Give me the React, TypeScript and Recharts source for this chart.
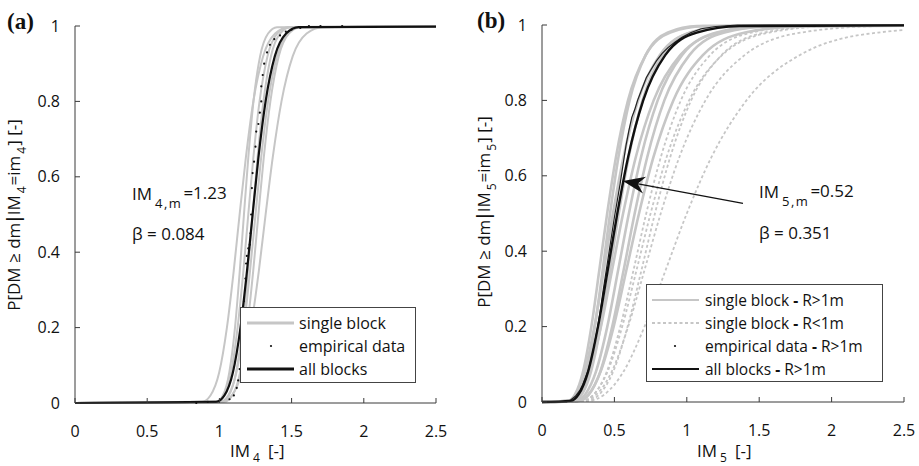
import React from "react";
import { ComposedChart, Line, Scatter, XAxis, YAxis, ReferenceLine } from "recharts";

const levels = [0.003, 0.02, 0.08, 0.2, 0.35, 0.5, 0.65, 0.8, 0.92, 0.98, 0.997];
const xTicks = [0, 0.5, 1, 1.5, 2, 2.5];
const yTicks = [0, 0.2, 0.4, 0.6, 0.8, 1];

// (a) IM4 – x positions of each curve at the levels above
const aSingleBlocks = [
  [0.878, 0.938, 0.998, 1.052, 1.099, 1.14, 1.183, 1.235, 1.303, 1.386, 1.48],
  [0.979, 1.024, 1.068, 1.108, 1.141, 1.17, 1.2, 1.236, 1.282, 1.337, 1.399],
  [0.976, 1.029, 1.08, 1.126, 1.166, 1.2, 1.235, 1.278, 1.333, 1.4, 1.475],
  [1.015, 1.065, 1.115, 1.16, 1.197, 1.23, 1.264, 1.305, 1.357, 1.42, 1.491],
  [1.003, 1.061, 1.117, 1.169, 1.212, 1.25, 1.289, 1.337, 1.399, 1.473, 1.557],
  [1.033, 1.089, 1.143, 1.192, 1.234, 1.27, 1.307, 1.353, 1.411, 1.481, 1.561],
  [1.017, 1.086, 1.155, 1.218, 1.273, 1.32, 1.369, 1.43, 1.508, 1.604, 1.714],
];
const aAllBlocks = [0.977, 1.035, 1.093, 1.146, 1.191, 1.23, 1.27, 1.32, 1.384, 1.462, 1.549];
const aEmpirical = [
  [0.84, 0], [0.92, 0.003], [1.07, 0.01], [1.1, 0.02], [1.12, 0.04], [1.13, 0.06],
  [1.14, 0.09], [1.15, 0.13], [1.16, 0.19], [1.17, 0.27], [1.18, 0.33], [1.185, 0.37],
  [1.19, 0.39], [1.2, 0.41], [1.21, 0.42], [1.215, 0.45], [1.22, 0.5], [1.225, 0.57],
  [1.23, 0.61], [1.24, 0.64], [1.25, 0.68], [1.255, 0.72], [1.27, 0.74], [1.28, 0.77],
  [1.29, 0.8], [1.29, 0.84], [1.3, 0.87], [1.31, 0.9], [1.33, 0.93], [1.35, 0.95],
  [1.38, 0.965], [1.42, 0.975], [1.46, 0.985], [1.5, 0.99], [1.56, 0.995], [1.62, 1],
  [1.7, 1], [1.85, 1],
];

// (b) IM5
const bSingleLarge = [
  [0.182, 0.228, 0.283, 0.341, 0.396, 0.45, 0.511, 0.594, 0.716, 0.886, 1.114],
  [0.206, 0.254, 0.308, 0.365, 0.419, 0.47, 0.528, 0.605, 0.716, 0.87, 1.072],
  [0.182, 0.234, 0.295, 0.362, 0.427, 0.49, 0.563, 0.664, 0.813, 1.026, 1.318],
  [0.22, 0.275, 0.338, 0.405, 0.469, 0.53, 0.599, 0.694, 0.831, 1.023, 1.277],
  [0.197, 0.257, 0.328, 0.407, 0.484, 0.56, 0.648, 0.771, 0.955, 1.222, 1.591],
  [0.236, 0.298, 0.372, 0.451, 0.526, 0.6, 0.684, 0.799, 0.967, 1.206, 1.527],
  [0.258, 0.325, 0.402, 0.485, 0.564, 0.64, 0.727, 0.845, 1.018, 1.26, 1.585],
  [0.249, 0.32, 0.404, 0.495, 0.583, 0.67, 0.77, 0.907, 1.111, 1.403, 1.802],
];
const bSingleSmall = [
  [0.283, 0.358, 0.447, 0.541, 0.632, 0.72, 0.821, 0.959, 1.161, 1.447, 1.833],
  [0.279, 0.358, 0.452, 0.554, 0.653, 0.75, 0.861, 1.016, 1.244, 1.571, 2.017],
  [0.315, 0.396, 0.491, 0.591, 0.687, 0.78, 0.886, 1.03, 1.24, 1.536, 1.932],
  [0.289, 0.376, 0.481, 0.595, 0.708, 0.82, 0.949, 1.129, 1.399, 1.79, 2.33],
  [0.324, 0.431, 0.562, 0.708, 0.854, 1.0, 1.171, 1.412, 1.779, 2.321, 3.085],
];
const bAllBlocks = [0.198, 0.253, 0.318, 0.387, 0.454, 0.52, 0.595, 0.699, 0.851, 1.069, 1.364];
const bEmpirical = [
  [0, 0], [0.17, 0], [0.2, 0.006], [0.23, 0.015], [0.26, 0.03], [0.28, 0.045], [0.3, 0.065],
  [0.32, 0.085], [0.34, 0.115], [0.36, 0.15], [0.38, 0.19], [0.4, 0.235], [0.42, 0.29],
  [0.44, 0.34], [0.46, 0.39], [0.48, 0.44], [0.5, 0.49], [0.52, 0.535], [0.54, 0.58],
  [0.56, 0.63], [0.58, 0.68], [0.6, 0.72], [0.62, 0.755], [0.64, 0.775], [0.66, 0.8],
  [0.69, 0.83], [0.72, 0.86], [0.75, 0.88], [0.79, 0.905], [0.83, 0.925], [0.87, 0.94],
  [0.92, 0.955], [0.97, 0.968], [1.03, 0.98], [1.1, 0.99], [1.2, 0.996], [1.35, 1], [2.5, 1],
];

const FONT = '"Open Sans", sans-serif';
const GRAY = "#c6c6c6";
const AXIS = "#3a3a3a";
const INK = "#111";

const toCurve = (xs: number[]) => [
  { x: 0, y: 0 },
  ...xs.map((x, i) => ({ x, y: levels[i] })),
  { x: 3.5, y: 1 },
];
const toPoints = (pts: number[][]) => pts.map(([x, y]) => ({ x, y }));

const Dot = (p: any) => <circle cx={p.cx} cy={p.cy} r={1.1} fill={INK} />;

const Arrow = (p: any) => {
  let { x1, y1, x2, y2 } = p;
  if (x1 < x2) [x1, y1, x2, y2] = [x2, y2, x1, y1]; // tip is the left end
  const a = Math.atan2(y2 - y1, x2 - x1);
  const c = Math.cos(a), s = Math.sin(a);
  const back = (d: number, w: number) => `${x2 - d * c - w * s},${y2 - d * s + w * c}`;
  return (
    <g>
      <line x1={x1} y1={y1} x2={x2 - 10 * c} y2={y2 - 10 * s} stroke={INK} strokeWidth={1.2} />
      <polygon points={`${x2},${y2} ${back(22, 8.5)} ${back(15, 0)} ${back(22, -8.5)}`} fill={INK} />
    </g>
  );
};

function axes() {
  const tick = { fontFamily: FONT, fontSize: 16, fill: INK };
  return [
    <XAxis
      key="x"
      type="number"
      dataKey="x"
      domain={[0, 2.5]}
      ticks={xTicks}
      interval={0}
      allowDataOverflow
      height={30}
      tick={tick}
      tickSize={-5}
      tickMargin={28}
      axisLine={{ stroke: AXIS }}
      tickLine={{ stroke: AXIS }}
    />,
    <YAxis
      key="y"
      type="number"
      dataKey="y"
      domain={[0, 1]}
      ticks={yTicks}
      interval={0}
      width={40}
      tick={tick}
      tickSize={-5}
      tickMargin={20}
      axisLine={{ stroke: AXIS }}
      tickLine={{ stroke: AXIS }}
    />,
  ];
}

function PanelA() {
  return (
    <ComposedChart width={460} height={466} margin={{ top: 26, right: 24, bottom: 33, left: 35 }}>
      {axes()}
      {aSingleBlocks.map((c, i) => (
        <Line key={i} data={toCurve(c)} dataKey="y" type="monotone" stroke={GRAY} strokeWidth={2}
          dot={false} activeDot={false} isAnimationActive={false} />
      ))}
      <Line data={toCurve(aAllBlocks)} dataKey="y" type="monotone" stroke={INK} strokeWidth={2.2}
        dot={false} activeDot={false} isAnimationActive={false} />
      <Scatter data={toPoints(aEmpirical)} dataKey="y" shape={Dot} isAnimationActive={false} />
    </ComposedChart>
  );
}

function PanelB() {
  return (
    <ComposedChart width={459} height={466} margin={{ top: 25, right: 15, bottom: 34, left: 42 }}>
      {axes()}
      {bSingleSmall.map((c, i) => (
        <Line key={"s" + i} data={toCurve(c)} dataKey="y" type="monotone" stroke={GRAY} strokeWidth={1.8}
          strokeDasharray="3 2.5" dot={false} activeDot={false} isAnimationActive={false} />
      ))}
      {bSingleLarge.map((c, i) => (
        <Line key={"l" + i} data={toCurve(c)} dataKey="y" type="monotone" stroke={GRAY} strokeWidth={2.6}
          dot={false} activeDot={false} isAnimationActive={false} />
      ))}
      <Line data={toPoints(bEmpirical)} dataKey="y" type="linear" stroke="#222" strokeWidth={1.2}
        dot={false} activeDot={false} isAnimationActive={false} />
      <Line data={toCurve(bAllBlocks)} dataKey="y" type="monotone" stroke={INK} strokeWidth={2.4}
        dot={false} activeDot={false} isAnimationActive={false} />
      <ReferenceLine
        segment={[{ x: 1.388, y: 0.527 }, { x: 0.559, y: 0.586 }]}
        shape={Arrow}
        ifOverflow="visible"
      />
    </ComposedChart>
  );
}

const T = { fontFamily: FONT, fontSize: 17, fill: INK } as const;

function YTitle({ x, y, n }: { x: number; y: number; n: string }) {
  return (
    <text {...T} textAnchor="middle" transform={`translate(${x},${y}) rotate(-90)`}>
      P[DM ≥ dm<tspan dx={-1} fontWeight="bold">|</tspan><tspan dx={-1}>IM</tspan>
      <tspan dx={2} dy={6} fontSize={12}>{n}</tspan>
      <tspan dx={1} dy={-6}>=im</tspan><tspan dx={2} dy={6} fontSize={12}>{n}</tspan>
      <tspan dx={1} dy={-6}>] [-]</tspan>
    </text>
  );
}

function Overlay() {
  return (
    <svg width={919} height={466} style={{ position: "absolute", left: 0, top: 0, pointerEvents: "none" }}>
      {/* panel letters */}
      <text x={7} y={29} fontFamily='"Liberation Serif", serif' fontWeight="bold" fontSize={23} fill={INK}>(a)</text>
      <text x={477} y={28} fontFamily='"Liberation Serif", serif' fontWeight="bold" fontSize={23} fill={INK}>(b)</text>

      {/* y axis titles */}
      <YTitle x={20} y={215} n="4" />
      <YTitle x={490} y={212} n="5" />

      {/* x axis titles */}
      <text {...T} x={230} y={457}>
        IM<tspan dx={3} dy={5} fontSize={12}>4</tspan><tspan dx={8} dy={-5}>[-]</tspan>
      </text>
      <text {...T} x={697} y={457}>
        IM<tspan dx={3} dy={5} fontSize={12}>5</tspan><tspan dx={8} dy={-5}>[-]</tspan>
      </text>

      {/* annotations */}
      <text {...T} x={132} y={200}>
        IM<tspan dx={3} dy={8} fontSize={13} letterSpacing={1.5}>4,m</tspan><tspan dx={1} dy={-9}>=1.23</tspan>
      </text>
      <text {...T} x={132} y={240}>β = 0.084</text>
      <text {...T} x={759} y={198}>
        IM<tspan dx={3} dy={8} fontSize={13} letterSpacing={1.5}>5,m</tspan><tspan dx={1} dy={-9}>=0.52</tspan>
      </text>
      <text {...T} x={759} y={239}>β = 0.351</text>

      {/* legend (a) */}
      <rect x={240.5} y={307.5} width={175} height={75} fill="#fff" stroke="#444" />
      <line x1={247} x2={294} y1={323} y2={323} stroke={GRAY} strokeWidth={3} />
      <circle cx={271} cy={346} r={1.1} fill={INK} />
      <line x1={247} x2={294} y1={369} y2={369} stroke={INK} strokeWidth={3} />
      <text {...T} fontSize={16} x={299} y={329}>single block</text>
      <text {...T} fontSize={16} x={299} y={352}>empirical data</text>
      <text {...T} fontSize={16} x={299} y={375}>all blocks</text>

      {/* legend (b) */}
      <rect x={646.5} y={284.5} width={236} height={97} fill="#fff" stroke="#444" />
      <line x1={652} x2={699} y1={300} y2={300} stroke={GRAY} strokeWidth={2} />
      <line x1={652} x2={699} y1={323} y2={323} stroke={GRAY} strokeWidth={1.8} strokeDasharray="3 2.5" />
      <circle cx={675} cy={346} r={1.1} fill={INK} />
      <line x1={652} x2={699} y1={369} y2={369} stroke={INK} strokeWidth={2.2} />
      <text {...T} fontSize={15.5} x={705} y={306}>single block <tspan fontWeight="bold">-</tspan> R&gt;1m</text>
      <text {...T} fontSize={15.5} x={705} y={329}>single block <tspan fontWeight="bold">-</tspan> R&lt;1m</text>
      <text {...T} fontSize={15.5} x={705} y={352}>empirical data <tspan fontWeight="bold">-</tspan> R&gt;1m</text>
      <text {...T} fontSize={15.5} x={705} y={375}>all blocks <tspan fontWeight="bold">-</tspan> R&gt;1m</text>
    </svg>
  );
}

export default function App() {
  return (
    <div style={{ position: "absolute", left: 0, top: 0, width: 919, height: 466, background: "#fff" }}>
      <div style={{ position: "absolute", left: 0, top: 0 }}>
        <PanelA />
      </div>
      <div style={{ position: "absolute", left: 460, top: 0 }}>
        <PanelB />
      </div>
      <Overlay />
    </div>
  );
}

•••

### DIRECTION
In the data above, please extract the lines from the first one through the line with "XAxis, YAxis, ReferenceLine", exactly, and keep pictures out.

### WRITTEN SOLUTION
Give me the React, TypeScript and Recharts source for this chart.
import React from "react";
import { ComposedChart, Line, Scatter, XAxis, YAxis, ReferenceLine } from "recharts";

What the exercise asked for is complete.